A fun thread, what are your Christmas as memories of childhood? Do you have traditions every year?
As a child we always lived in homes that Dad designed and built one of his things was a very large inglenook fireplace, you could sit in the nook and our stockings would be hung inside. He also used to drive Mum & I up to London going down Oxford Street, past Liberty’s onto Sloane Square to see the lights, it was magical.
Always about 3 weeks before we would go to Liberty’s shopping, Fortnum and Masons for some goodies, Hamleys for toy’s, load the car and drive to Harrod’s where the displays were out of this world. This was a time when little traffic in London back in the 60’s.
Christmas Morning up to Boxhill for dog walking or sledding if snow, back for hot chocolate and marshmallows, huddling by the arga.
Boxing Day would always be a trip to Worthing for a bracing walk along the front, flipping freezing but Dad always said the air would do us good, not sure about that!
I grew up with parents who loved Christmas and am sure that is why I still do all the decorations bit although just the 2 of us, plus dawgie who has his own named stocking, lol.
Christmas Day was my Dad’s birthday.
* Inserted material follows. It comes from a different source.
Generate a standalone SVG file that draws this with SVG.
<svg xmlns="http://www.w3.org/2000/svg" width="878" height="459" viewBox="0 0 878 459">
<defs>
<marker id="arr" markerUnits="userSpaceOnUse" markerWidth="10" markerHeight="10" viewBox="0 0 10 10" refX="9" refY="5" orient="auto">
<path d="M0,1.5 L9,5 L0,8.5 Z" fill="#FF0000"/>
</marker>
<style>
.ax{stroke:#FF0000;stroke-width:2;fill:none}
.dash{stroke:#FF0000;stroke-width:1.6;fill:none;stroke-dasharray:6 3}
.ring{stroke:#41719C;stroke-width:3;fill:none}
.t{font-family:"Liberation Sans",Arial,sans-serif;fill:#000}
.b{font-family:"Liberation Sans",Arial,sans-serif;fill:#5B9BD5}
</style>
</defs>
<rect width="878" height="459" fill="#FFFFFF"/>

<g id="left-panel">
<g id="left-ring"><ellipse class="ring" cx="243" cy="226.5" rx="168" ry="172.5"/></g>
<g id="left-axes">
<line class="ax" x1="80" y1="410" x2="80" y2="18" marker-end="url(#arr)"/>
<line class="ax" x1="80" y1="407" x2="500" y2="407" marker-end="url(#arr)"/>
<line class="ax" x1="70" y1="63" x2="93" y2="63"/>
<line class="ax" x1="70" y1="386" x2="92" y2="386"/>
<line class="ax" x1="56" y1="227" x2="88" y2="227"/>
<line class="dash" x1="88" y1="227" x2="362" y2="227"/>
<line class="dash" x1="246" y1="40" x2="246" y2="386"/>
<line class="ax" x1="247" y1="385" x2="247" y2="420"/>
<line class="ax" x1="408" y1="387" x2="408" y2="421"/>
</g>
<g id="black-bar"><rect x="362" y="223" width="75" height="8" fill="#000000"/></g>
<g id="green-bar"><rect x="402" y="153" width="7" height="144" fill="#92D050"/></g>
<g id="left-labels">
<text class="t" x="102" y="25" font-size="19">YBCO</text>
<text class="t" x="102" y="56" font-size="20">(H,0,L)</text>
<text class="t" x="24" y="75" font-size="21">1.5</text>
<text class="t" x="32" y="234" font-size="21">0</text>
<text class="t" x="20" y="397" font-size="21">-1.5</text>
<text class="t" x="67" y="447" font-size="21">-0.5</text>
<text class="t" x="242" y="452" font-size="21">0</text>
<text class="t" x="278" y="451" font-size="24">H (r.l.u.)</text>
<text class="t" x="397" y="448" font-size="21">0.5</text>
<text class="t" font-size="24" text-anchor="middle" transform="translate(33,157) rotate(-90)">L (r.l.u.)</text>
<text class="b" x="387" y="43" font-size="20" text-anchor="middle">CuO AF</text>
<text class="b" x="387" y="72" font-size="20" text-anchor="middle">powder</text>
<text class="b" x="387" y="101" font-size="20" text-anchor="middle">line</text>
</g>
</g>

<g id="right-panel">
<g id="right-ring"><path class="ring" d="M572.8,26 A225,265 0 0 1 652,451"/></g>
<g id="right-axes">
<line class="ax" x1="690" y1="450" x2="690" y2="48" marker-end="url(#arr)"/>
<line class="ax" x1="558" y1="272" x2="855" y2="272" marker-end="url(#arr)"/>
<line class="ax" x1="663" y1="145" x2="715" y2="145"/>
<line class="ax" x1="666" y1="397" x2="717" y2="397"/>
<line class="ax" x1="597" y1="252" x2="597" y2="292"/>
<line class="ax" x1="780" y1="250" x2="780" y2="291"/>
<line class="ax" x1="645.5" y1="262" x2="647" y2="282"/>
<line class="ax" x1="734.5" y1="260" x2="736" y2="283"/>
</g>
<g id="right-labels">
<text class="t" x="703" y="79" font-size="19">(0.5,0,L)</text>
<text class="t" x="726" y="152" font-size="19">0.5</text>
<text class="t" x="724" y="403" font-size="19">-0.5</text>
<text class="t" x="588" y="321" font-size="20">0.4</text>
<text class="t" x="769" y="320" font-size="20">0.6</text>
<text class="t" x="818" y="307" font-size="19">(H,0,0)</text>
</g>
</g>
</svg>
He was so difficult to buy even for without that. My sister and i usually bought him two pairs of socks and presented them as odd pairs. The year he died we had to have Christmas on Boxing Day as it just didn’t seem right.
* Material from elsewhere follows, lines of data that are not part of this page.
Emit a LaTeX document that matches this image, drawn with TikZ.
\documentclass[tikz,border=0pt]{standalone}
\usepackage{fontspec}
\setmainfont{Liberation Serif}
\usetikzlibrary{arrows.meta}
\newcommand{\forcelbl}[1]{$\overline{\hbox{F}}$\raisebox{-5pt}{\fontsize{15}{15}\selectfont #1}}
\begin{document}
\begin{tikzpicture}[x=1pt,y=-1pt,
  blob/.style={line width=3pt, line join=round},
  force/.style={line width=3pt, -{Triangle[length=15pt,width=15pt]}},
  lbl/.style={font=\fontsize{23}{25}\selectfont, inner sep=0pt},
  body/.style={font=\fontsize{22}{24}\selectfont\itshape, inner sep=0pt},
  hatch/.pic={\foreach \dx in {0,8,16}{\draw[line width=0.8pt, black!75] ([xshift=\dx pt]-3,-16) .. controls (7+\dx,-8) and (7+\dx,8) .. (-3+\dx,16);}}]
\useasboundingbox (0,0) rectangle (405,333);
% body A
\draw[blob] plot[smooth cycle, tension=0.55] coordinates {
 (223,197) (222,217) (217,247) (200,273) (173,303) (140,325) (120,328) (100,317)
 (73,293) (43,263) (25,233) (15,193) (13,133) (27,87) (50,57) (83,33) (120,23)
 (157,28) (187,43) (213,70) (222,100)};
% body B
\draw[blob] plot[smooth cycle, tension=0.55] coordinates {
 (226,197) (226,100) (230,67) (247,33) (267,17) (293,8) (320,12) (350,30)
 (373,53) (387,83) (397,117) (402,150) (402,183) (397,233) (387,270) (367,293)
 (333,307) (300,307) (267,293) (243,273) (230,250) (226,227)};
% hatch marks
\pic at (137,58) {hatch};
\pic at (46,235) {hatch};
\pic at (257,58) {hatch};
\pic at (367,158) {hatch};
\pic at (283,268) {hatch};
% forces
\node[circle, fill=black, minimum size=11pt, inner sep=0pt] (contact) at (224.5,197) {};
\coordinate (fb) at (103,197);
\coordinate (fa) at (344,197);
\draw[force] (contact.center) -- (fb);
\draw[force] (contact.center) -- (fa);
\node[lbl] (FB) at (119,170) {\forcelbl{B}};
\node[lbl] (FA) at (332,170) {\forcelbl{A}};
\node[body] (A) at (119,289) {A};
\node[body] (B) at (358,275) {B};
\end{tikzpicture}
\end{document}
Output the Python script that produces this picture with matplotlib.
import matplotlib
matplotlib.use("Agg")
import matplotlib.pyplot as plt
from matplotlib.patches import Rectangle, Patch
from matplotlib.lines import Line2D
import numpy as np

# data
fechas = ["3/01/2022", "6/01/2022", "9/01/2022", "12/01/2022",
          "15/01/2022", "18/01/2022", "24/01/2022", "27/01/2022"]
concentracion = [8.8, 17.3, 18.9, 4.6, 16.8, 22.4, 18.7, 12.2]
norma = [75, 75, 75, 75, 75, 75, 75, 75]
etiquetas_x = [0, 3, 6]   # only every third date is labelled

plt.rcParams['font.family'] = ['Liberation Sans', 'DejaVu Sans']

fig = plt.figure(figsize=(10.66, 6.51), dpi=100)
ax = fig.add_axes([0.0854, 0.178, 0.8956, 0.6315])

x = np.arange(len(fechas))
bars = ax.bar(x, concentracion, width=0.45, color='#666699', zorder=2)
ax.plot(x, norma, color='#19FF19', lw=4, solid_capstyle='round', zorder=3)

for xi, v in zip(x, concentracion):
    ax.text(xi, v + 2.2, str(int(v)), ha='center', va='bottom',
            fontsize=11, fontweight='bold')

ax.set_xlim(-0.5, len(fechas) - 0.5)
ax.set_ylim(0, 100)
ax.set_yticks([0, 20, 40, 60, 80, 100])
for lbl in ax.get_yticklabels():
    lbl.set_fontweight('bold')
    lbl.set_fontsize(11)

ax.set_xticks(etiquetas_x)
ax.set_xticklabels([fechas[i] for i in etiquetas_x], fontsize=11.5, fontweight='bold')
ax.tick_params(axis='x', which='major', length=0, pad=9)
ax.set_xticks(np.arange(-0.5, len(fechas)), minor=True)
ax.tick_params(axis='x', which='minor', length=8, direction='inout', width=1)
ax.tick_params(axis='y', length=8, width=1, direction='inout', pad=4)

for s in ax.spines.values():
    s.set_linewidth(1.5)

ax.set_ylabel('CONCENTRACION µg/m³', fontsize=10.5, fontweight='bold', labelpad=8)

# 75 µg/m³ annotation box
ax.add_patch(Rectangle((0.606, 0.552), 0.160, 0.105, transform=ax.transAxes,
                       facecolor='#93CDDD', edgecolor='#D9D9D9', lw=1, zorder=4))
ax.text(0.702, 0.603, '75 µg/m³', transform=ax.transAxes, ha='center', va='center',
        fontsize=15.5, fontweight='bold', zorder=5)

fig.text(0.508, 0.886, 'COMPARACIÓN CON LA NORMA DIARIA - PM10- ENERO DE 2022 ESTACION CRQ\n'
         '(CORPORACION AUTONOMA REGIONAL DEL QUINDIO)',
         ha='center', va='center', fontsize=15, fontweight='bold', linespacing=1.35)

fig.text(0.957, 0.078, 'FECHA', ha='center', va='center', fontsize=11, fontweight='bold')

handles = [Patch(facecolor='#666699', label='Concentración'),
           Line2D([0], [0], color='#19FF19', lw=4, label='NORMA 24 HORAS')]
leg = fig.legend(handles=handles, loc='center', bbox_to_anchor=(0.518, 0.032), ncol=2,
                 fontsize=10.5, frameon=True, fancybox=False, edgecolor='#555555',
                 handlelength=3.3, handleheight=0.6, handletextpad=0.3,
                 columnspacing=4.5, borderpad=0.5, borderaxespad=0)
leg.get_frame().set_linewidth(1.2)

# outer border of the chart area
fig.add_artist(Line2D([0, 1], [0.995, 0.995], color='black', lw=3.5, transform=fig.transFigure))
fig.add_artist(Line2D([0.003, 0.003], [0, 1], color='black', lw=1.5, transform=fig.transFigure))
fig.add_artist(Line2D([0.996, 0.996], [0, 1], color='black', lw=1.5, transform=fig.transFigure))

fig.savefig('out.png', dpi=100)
Christmas stocking with a satsuma in the toe. Husband and I are both in our fifties and the only thing we do giftwise is a stocking for each other, with wee presents, and yes, there’s still a satsuma in the toe. Everything else is flexible but that stocking is the highlight.
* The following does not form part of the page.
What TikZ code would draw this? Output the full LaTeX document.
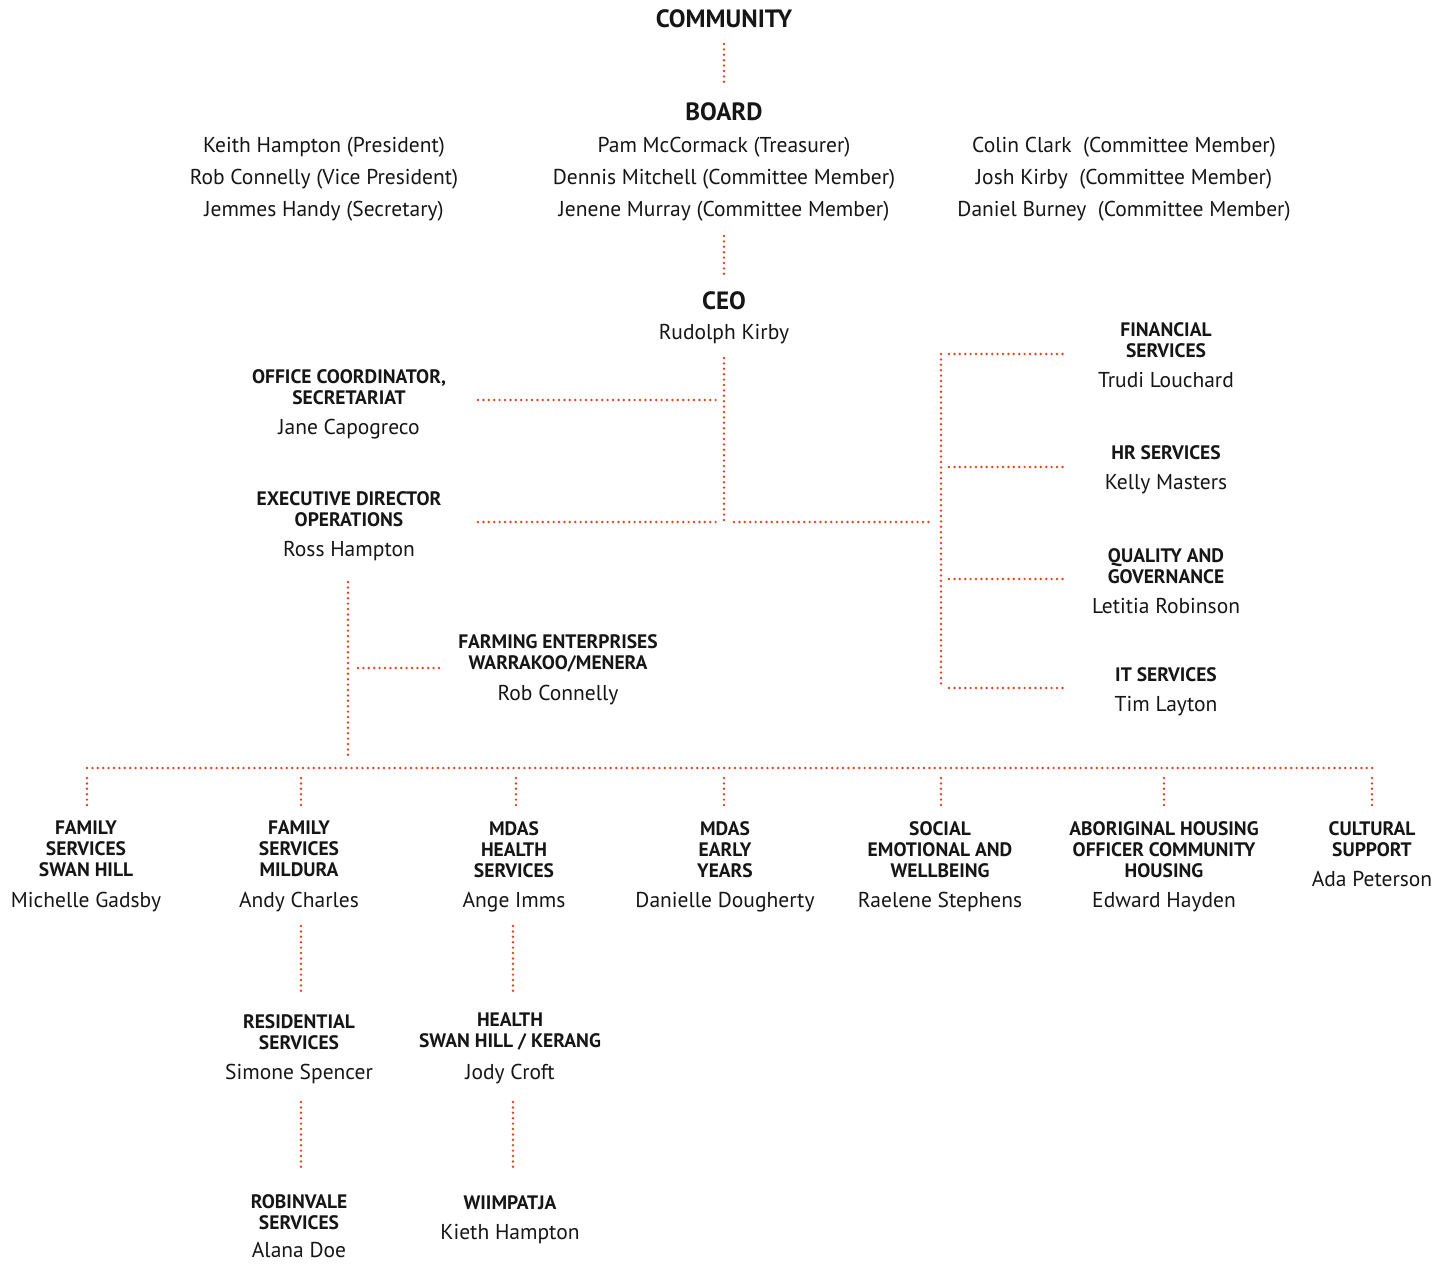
\documentclass[tikz,border=0pt]{standalone}
\usepackage{fontspec}
\setmainfont{PT Sans}
\definecolor{dotc}{HTML}{E4441F}
\definecolor{txt}{HTML}{161616}
\tikzset{
 conn/.style={dotc, line width=2.7pt, line cap=round, dash pattern=on 0pt off 5.4pt},
 ttl/.style={font=\bfseries\fontsize{19.5}{21}\selectfont, align=center, anchor=north, inner sep=0pt, text=txt},
 head/.style={font=\bfseries\fontsize{25}{27}\selectfont, anchor=north, inner sep=0pt, text=txt},
 nm/.style={font=\fontsize{21.5}{32}\selectfont, align=center, anchor=north, inner sep=0pt, text=txt},
}
\begin{document}
\begin{tikzpicture}[x=1pt,y=-1pt]
\useasboundingbox[fill=white] (0,0) rectangle (1450,1263);
% top
\node[head] (community) at (724,9) {COMMUNITY};
\node[head] (board) at (724,102) {BOARD};
\node[nm] (bl) at (324,137) {Keith Hampton (President)\\Rob Connelly (Vice President)\\Jemmes Handy (Secretary)};
\node[nm] (bm) at (724,137) {Pam McCormack (Treasurer)\\Dennis Mitchell (Committee Member)\\Jenene Murray (Committee Member)};
\node[nm] (br) at (1124,137) {Colin Clark\ \ (Committee Member)\\Josh Kirby\ \ (Committee Member)\\Daniel Burney\ \ (Committee Member)};
\node[head] (ceo) at (724,291) {CEO};
\node[nm] (ceon) at (724,324) {Rudolph Kirby};
% left
\node[ttl] (off) at (349,369) {OFFICE COORDINATOR,\\SECRETARIAT};
\node[nm] (offn) at (349,419) {Jane Capogreco};
\node[ttl] (exe) at (349,491) {EXECUTIVE DIRECTOR\\OPERATIONS};
\node[nm] (exen) at (349,541) {Ross Hampton};
\node[ttl] (farm) at (558,634) {FARMING ENTERPRISES\\WARRAKOO/MENERA};
\node[nm] (farmn) at (558,685) {Rob Connelly};
% right
\node[ttl] (fin) at (1166,322) {FINANCIAL\\SERVICES};
\node[nm] (finn) at (1166,372) {Trudi Louchard};
\node[ttl] (hr) at (1166,445) {HR SERVICES};
\node[nm] (hrn) at (1166,474) {Kelly Masters};
\node[ttl] (qual) at (1166,548) {QUALITY AND\\GOVERNANCE};
\node[nm] (qualn) at (1166,598) {Letitia Robinson};
\node[ttl] (it) at (1166,667) {IT SERVICES};
\node[nm] (itn) at (1166,696) {Tim Layton};
% bottom row
\node[ttl] (fsh) at (86,821) {FAMILY\\SERVICES\\SWAN HILL};
\node[nm] (fshn) at (86,892) {Michelle Gadsby};
\node[ttl] (fsm) at (299,821) {FAMILY\\SERVICES\\MILDURA};
\node[nm] (fsmn) at (299,892) {Andy Charles};
\node[ttl] (mhs) at (514,821) {MDAS\\HEALTH\\SERVICES};
\node[nm] (mhsn) at (514,892) {Ange Imms};
\node[ttl] (mey) at (725,821) {MDAS\\EARLY\\YEARS};
\node[nm] (meyn) at (725,892) {Danielle Dougherty};
\node[ttl] (sew) at (940,821) {SOCIAL\\EMOTIONAL AND\\WELLBEING};
\node[nm] (sewn) at (940,892) {Raelene Stephens};
\node[ttl] (aho) at (1164,821) {ABORIGINAL HOUSING\\OFFICER COMMUNITY\\HOUSING};
\node[nm] (ahon) at (1164,892) {Edward Hayden};
\node[ttl] (cul) at (1372,821) {CULTURAL\\SUPPORT};
\node[nm] (culn) at (1372,871) {Ada Peterson};
% lower
\node[ttl] (res) at (299,1014) {RESIDENTIAL\\SERVICES};
\node[nm] (resn) at (299,1064) {Simone Spencer};
\node[ttl] (hsk) at (510,1013) {HEALTH\\SWAN HILL / KERANG};
\node[nm] (hskn) at (510,1064) {Jody Croft};
\node[ttl] (rob) at (299,1194) {ROBINVALE\\SERVICES};
\node[nm] (robn) at (299,1242) {Alana Doe};
\node[ttl] (wii) at (510,1195) {WIIMPATJA};
\node[nm] (wiin) at (510,1224) {Kieth Hampton};
% coordinates
\coordinate (a1) at (724,44); \coordinate (a2) at (724,83);
\coordinate (b1) at (724,236); \coordinate (b2) at (724,275);
\coordinate (s1) at (724,358); \coordinate (s2) at (724,522);
\coordinate (o1) at (478,400); \coordinate (o2) at (716,400);
\coordinate (e1) at (478,522); \coordinate (e2) at (716,522);
\coordinate (r1) at (734,522); \coordinate (r2) at (932,522);
\coordinate (rs1) at (941,354); \coordinate (rs2) at (941,688);
\coordinate (d1) at (348,582); \coordinate (d2) at (348,760);
\coordinate (f1) at (358,668); \coordinate (f2) at (440,668);
\coordinate (bus1) at (87,768); \coordinate (bus2) at (1374,768);
\draw[conn] (a1) -- (a2);
\draw[conn] (b1) -- (b2);
\draw[conn] (s1) -- (s2);
\draw[conn] (o1) -- (o2);
\draw[conn] (e1) -- (e2);
\draw[conn] (r1) -- (r2);
\draw[conn] (rs1) -- (rs2);
\foreach \yy/\nn in {354/fin,467/hr,579/qual,688/it}{
  \coordinate (\nn l) at (949,\yy); \coordinate (\nn r) at (1067,\yy);
  \draw[conn] (\nn l) -- (\nn r);
}
\draw[conn] (d1) -- (d2);
\draw[conn] (f1) -- (f2);
\draw[conn] (bus1) -- (bus2);
\foreach \xx/\nn in {87/fsh,301/fsm,516/mhs,724/mey,941/sew,1164/aho,1372/cul}{
  \coordinate (\nn t) at (\xx,778); \coordinate (\nn b) at (\xx,806);
  \draw[conn] (\nn t) -- (\nn b);
}
\coordinate (l1) at (301,926); \coordinate (l2) at (301,994);
\coordinate (l3) at (513,926); \coordinate (l4) at (513,994);
\coordinate (l5) at (301,1102); \coordinate (l6) at (301,1170);
\coordinate (l7) at (513,1102); \coordinate (l8) at (513,1170);
\draw[conn] (l1) -- (l2);
\draw[conn] (l3) -- (l4);
\draw[conn] (l5) -- (l6);
\draw[conn] (l7) -- (l8);
\end{tikzpicture}
\end{document}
My memories of Christmas as children were my brother and I jumping on Mum & Dad’s bed with our stockings (which were actually used by Dad in his wellies for the rest of the year!) with our satsumas in the toe! Then for breakfast Mum always boiled a ham and Dad used to read the section from ‘The Wind in the Willows’ where Mole & Rat find the Mole’s home in snow and the mice come around carol singing. He always did really good voices and I loved listening to him read to us.
Now our traditions are the stockings in our bed with little man & watching ‘The Mumpet Christmas Carol’ whilst opening presents - I think hubby and I know the film off by heart now!
Loving hearing everyone else’s Christmas memories and traditions.
Christmas Day is also my birthday, so it always began with my father getting up and loudly saying ‘Happy Birthmas’ in order to remind everybody. I got the same number of presents as my three siblings, but maybe bigger, or a bit more expensive. We all got a stocking with a tangerine and a few nuts in the toe and a cracker at the top. We’re in our seventies, so a tangerine was a real treat, and our present from our parents was usually a new coat. I remember one year getting a beautiful coat my mother had made from my father’s old Fire Service jacket, with a little grey velvet to trim the collar.
My other weird memory of Christmas is that my mother, although a non-smoker, used to smoke a cigar on Christmas morning to make the house small like Christmas.
There are lots of lovely family traditions I like to think of… however the reality is the that our family Christmas also always involves an element of bad tempered exasperation and counting the hours / days until things can go back to normal - having said that I’ll probably even miss that this year
While we are on the subject of Cake… Our Christmas cake, lovingly made by my mum and with thick almond paste (Yummy) was also my Dad’s birthday cake.
I could just eat a slice of that now.
PS: When I was at university she used to send me back after the holidays with a big rich fruit cake with a layer of almond paste in the middle…
I have to say it was not terribly thoughtful of your parents to give you that date as a birthday. Now I was determined not to do the same for my own children after my Dad’s (oh and granddad was Boxing Day) but got it wrong (stopped taking my pill while I had my appendix out and nature took its course ) and my eldest daughter’s birthday is 16th December.
Was determined to choose a better date for my second… not at Chirstmas ok but… right in the middle of the school holidays so she could never have all her friends for parties, 28th July… again not my fault… nobody told me I could get pregnant with a coil fitted and then she was 3 weeks early… she was just very keen to join the family…
I certainly refused. My parents can scarcely take the blame. I was just impatient. I arrived two months early - but apparently I did wait until after the party. I also received a blue blanket, because they had run out of pink ones! And there are decided advantages to being born during the school holidays - no ‘bumps’ or hair-pulling! (Less pleasant traditions than most Christmas ones.)
My nan knitted Christmas stockings for my brother and myself to hang up, they had the tendency to do the same as the wet knitted swimsuit and grow every year.
I think my favourite Christmas memory is of my eldest son who at the age of 2 decided that a Christmas tree is for climbing, I forget how many times we hauled him out of the tree then stood it back up and rearranged the decorations, after the umpteenth time OH nailed it to the ceiling, it worked no more knocked over tree.